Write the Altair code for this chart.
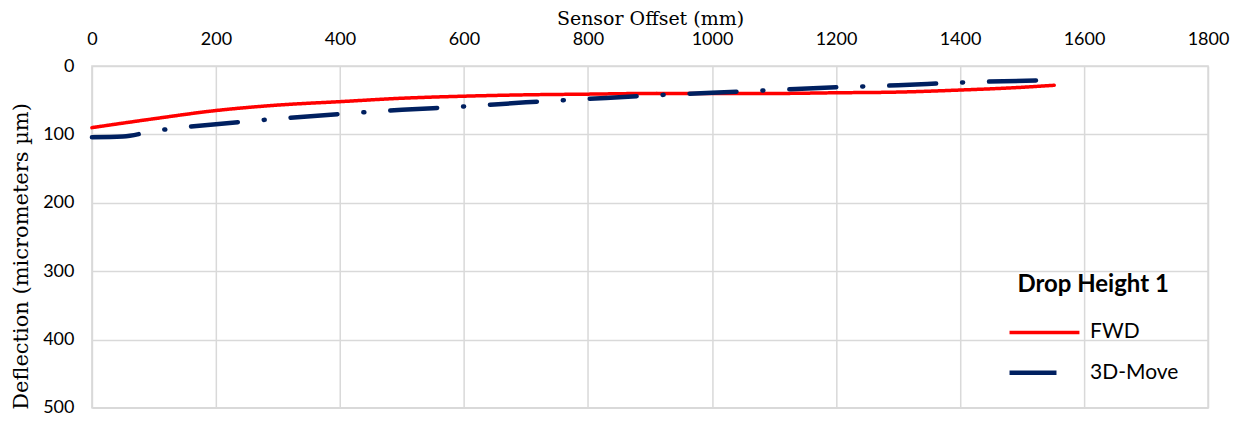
import altair as alt
import pandas as pd

fwd_x = [0, 100, 200, 300, 400, 500, 600, 700, 800, 900, 1000, 1100, 1200, 1300, 1400, 1500, 1552]
fwd_y = [90, 77, 65, 57, 52, 47, 44, 42, 41, 40, 40, 40, 39, 38, 35, 31, 28]
mv_x = [0, 50, 100, 200, 300, 400, 500, 600, 700, 800, 900, 1000, 1100, 1200, 1300, 1400, 1527]
mv_y = [104, 103, 95, 85, 77, 70, 64, 59, 53, 48, 43, 39, 35, 31, 28, 24, 21]
series = ["FWD", "3D-Move"]
x_ticks = [0, 200, 400, 600, 800, 1000, 1200, 1400, 1600, 1800]
y_ticks = [0, 100, 200, 300, 400, 500]

rows = []
for i, (xv, yv) in enumerate(zip(fwd_x, fwd_y)):
    rows.append({"s": "FWD", "x": xv, "y": yv, "o": i})
for i, (xv, yv) in enumerate(zip(mv_x, mv_y)):
    rows.append({"s": "3D-Move", "x": xv, "y": yv, "o": i})
df = pd.DataFrame(rows)

sans = "Lato"
serif = "DejaVu Serif"

chart = alt.Chart(df).mark_line(interpolate="monotone", strokeCap="round").encode(
    x=alt.X("x:Q", scale=alt.Scale(domain=[0, 1800], nice=False),
            axis=alt.Axis(orient="top", values=x_ticks, format="d", title="Sensor Offset (mm)",
                          titleFont=serif, titleFontSize=19, titleFontWeight="normal",
                          titleColor="#000", labelFont=sans, labelFontSize=18,
                          labelColor="#000", ticks=False, domain=False, labelPadding=18,
                          titlePadding=2, gridColor="#d9d9d9", gridWidth=1.5,
                          labelFlush=False)),
    y=alt.Y("y:Q", scale=alt.Scale(domain=[0, 500], reverse=True, nice=False),
            axis=alt.Axis(values=y_ticks, title="Deflection (micrometers µm)",
                          titleFont=serif, titleFontSize=21, titleFontWeight="normal",
                          titleColor="#000", labelFont=sans, labelFontSize=18,
                          labelColor="#000", ticks=False, domain=False, labelPadding=18,
                          titlePadding=11, titleY=190, gridColor="#d9d9d9", gridWidth=1.5)),
    color=alt.Color("s:N", scale=alt.Scale(domain=series, range=["#ff0000", "#002060"]),
                    legend=alt.Legend(title="Drop Height 1", orient="none",
                                      legendX=916, legendY=207, titleAnchor="middle",
                                      titleFont=sans, titleFontSize=24, titleFontWeight="bold",
                                      titleColor="#000", labelFont=sans, labelFontSize=21,
                                      labelColor="#000", symbolType="M-1,0H5",
                                      symbolSize=544, symbolStrokeWidth=4,
                                      titlePadding=22, rowPadding=16, labelOffset=55)),
    strokeDash=alt.StrokeDash("s:N", scale=alt.Scale(domain=series, range=[[1, 0], [47, 26, 1, 26]]),
                              legend=alt.Legend(title="Drop Height 1")),
    strokeWidth=alt.StrokeWidth("s:N", scale=alt.Scale(domain=series, range=[3.5, 4.5]), legend=None),
    order="o:Q",
).properties(
    width=1117, height=342,
    autosize=alt.AutoSizeParams(type="none"),
    padding={"left": 84, "top": 58, "right": 30, "bottom": 10},
).configure_view(stroke="#d9d9d9", strokeWidth=1.5)

chart.save("out.html", embed_options={"renderer": "svg", "actions": False})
_____
Repeat the material above verbatim. Leave the pictures behind.

WRITTEN ANSWER:
Write the Altair code for this chart.
import altair as alt
import pandas as pd

fwd_x = [0, 100, 200, 300, 400, 500, 600, 700, 800, 900, 1000, 1100, 1200, 1300, 1400, 1500, 1552]
fwd_y = [90, 77, 65, 57, 52, 47, 44, 42, 41, 40, 40, 40, 39, 38, 35, 31, 28]
mv_x = [0, 50, 100, 200, 300, 400, 500, 600, 700, 800, 900, 1000, 1100, 1200, 1300, 1400, 1527]
mv_y = [104, 103, 95, 85, 77, 70, 64, 59, 53, 48, 43, 39, 35, 31, 28, 24, 21]
series = ["FWD", "3D-Move"]
x_ticks = [0, 200, 400, 600, 800, 1000, 1200, 1400, 1600, 1800]
y_ticks = [0, 100, 200, 300, 400, 500]

rows = []
for i, (xv, yv) in enumerate(zip(fwd_x, fwd_y)):
    rows.append({"s": "FWD", "x": xv, "y": yv, "o": i})
for i, (xv, yv) in enumerate(zip(mv_x, mv_y)):
    rows.append({"s": "3D-Move", "x": xv, "y": yv, "o": i})
df = pd.DataFrame(rows)

sans = "Lato"
serif = "DejaVu Serif"

chart = alt.Chart(df).mark_line(interpolate="monotone", strokeCap="round").encode(
    x=alt.X("x:Q", scale=alt.Scale(domain=[0, 1800], nice=False),
            axis=alt.Axis(orient="top", values=x_ticks, format="d", title="Sensor Offset (mm)",
                          titleFont=serif, titleFontSize=19, titleFontWeight="normal",
                          titleColor="#000", labelFont=sans, labelFontSize=18,
                          labelColor="#000", ticks=False, domain=False, labelPadding=18,
                          titlePadding=2, gridColor="#d9d9d9", gridWidth=1.5,
                          labelFlush=False)),
    y=alt.Y("y:Q", scale=alt.Scale(domain=[0, 500], reverse=True, nice=False),
            axis=alt.Axis(values=y_ticks, title="Deflection (micrometers µm)",
                          titleFont=serif, titleFontSize=21, titleFontWeight="normal",
                          titleColor="#000", labelFont=sans, labelFontSize=18,
                          labelColor="#000", ticks=False, domain=False, labelPadding=18,
                          titlePadding=11, titleY=190, gridColor="#d9d9d9", gridWidth=1.5)),
    color=alt.Color("s:N", scale=alt.Scale(domain=series, range=["#ff0000", "#002060"]),
                    legend=alt.Legend(title="Drop Height 1", orient="none",
                                      legendX=916, legendY=207, titleAnchor="middle",
                                      titleFont=sans, titleFontSize=24, titleFontWeight="bold",
                                      titleColor="#000", labelFont=sans, labelFontSize=21,
                                      labelColor="#000", symbolType="M-1,0H5",
                                      symbolSize=544, symbolStrokeWidth=4,
                                      titlePadding=22, rowPadding=16, labelOffset=55)),
    strokeDash=alt.StrokeDash("s:N", scale=alt.Scale(domain=series, range=[[1, 0], [47, 26, 1, 26]]),
                              legend=alt.Legend(title="Drop Height 1")),
    strokeWidth=alt.StrokeWidth("s:N", scale=alt.Scale(domain=series, range=[3.5, 4.5]), legend=None),
    order="o:Q",
).properties(
    width=1117, height=342,
    autosize=alt.AutoSizeParams(type="none"),
    padding={"left": 84, "top": 58, "right": 30, "bottom": 10},
).configure_view(stroke="#d9d9d9", strokeWidth=1.5)

chart.save("out.html", embed_options={"renderer": "svg", "actions": False})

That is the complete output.